We would all like to think that the law is about justice, but that is only an ideal. The law is more about providing the minimal code of conduct required in our dealings with one another. From that viewpoint, the continuity and expectations of behavior that precedence provide for, are often seen as a greater good than justice. As a society there is an enormous need to know what we owe each other. In any case, as problematic as some individual decisions may be, courts of law are a better solution than trial by armed combat.
In general the civil jury is to decide a case based on a criteria of 50+% probability of who owes what to whom. So even if a jury performs all its determinations and calculations properly, that decision point may still result in up to 49.99+% incorrect verdicts. We can all wish it were otherwise.
Cries for civil tort reform abound every time there is some case where the verdict is either ridiculous, or appears to be ridiculous. I suspect that it is more often the appearance than the fact. The overwhelming majority of civil cases, in some states as high as 90%, are business v business rather than involving individuals. Some of these suits make the one against Ryobi look sane. Some of them do far more damage, both collateral and direct to individuals and corporations than any personal suit has ever done.

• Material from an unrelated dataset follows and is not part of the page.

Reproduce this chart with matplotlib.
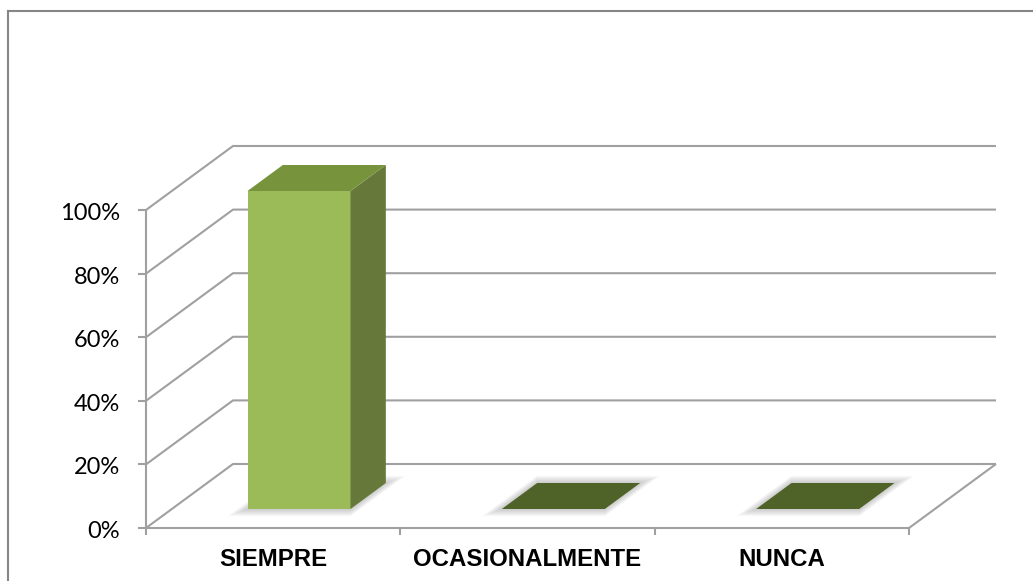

I have been watching one intellectual property case that has plagued an entire community made up of millions, as well as a number of large corporations and mega-corporations for seven years. Amongst other issues, the plaintiff claimed it had proof of millions of lines of copyright infringing computer code on software it did not own the copyrights to. In the end they couldn't demonstrate even one line of infringing code even if they had owned the copyrights. Given the legal requirements for copyright ownership, the plaintiffs knew, or should have known, that they didn't own the code. I don't understand why the plaintiffs attorneys have not been disbarred, or the plaintiffs themselves are not in some deep hole for perpetrating fraud on the court.
Is the above case wrong? Absolutely! I have followed it in enough detail to have a respectable opinion on the matter. Should the plaintiffs have been barred from bringing the case -- no. Should it have been dispatched more quickly -- yes, seven years were far too long. But just because something has a bad outcome doesn't mean the process is wrong.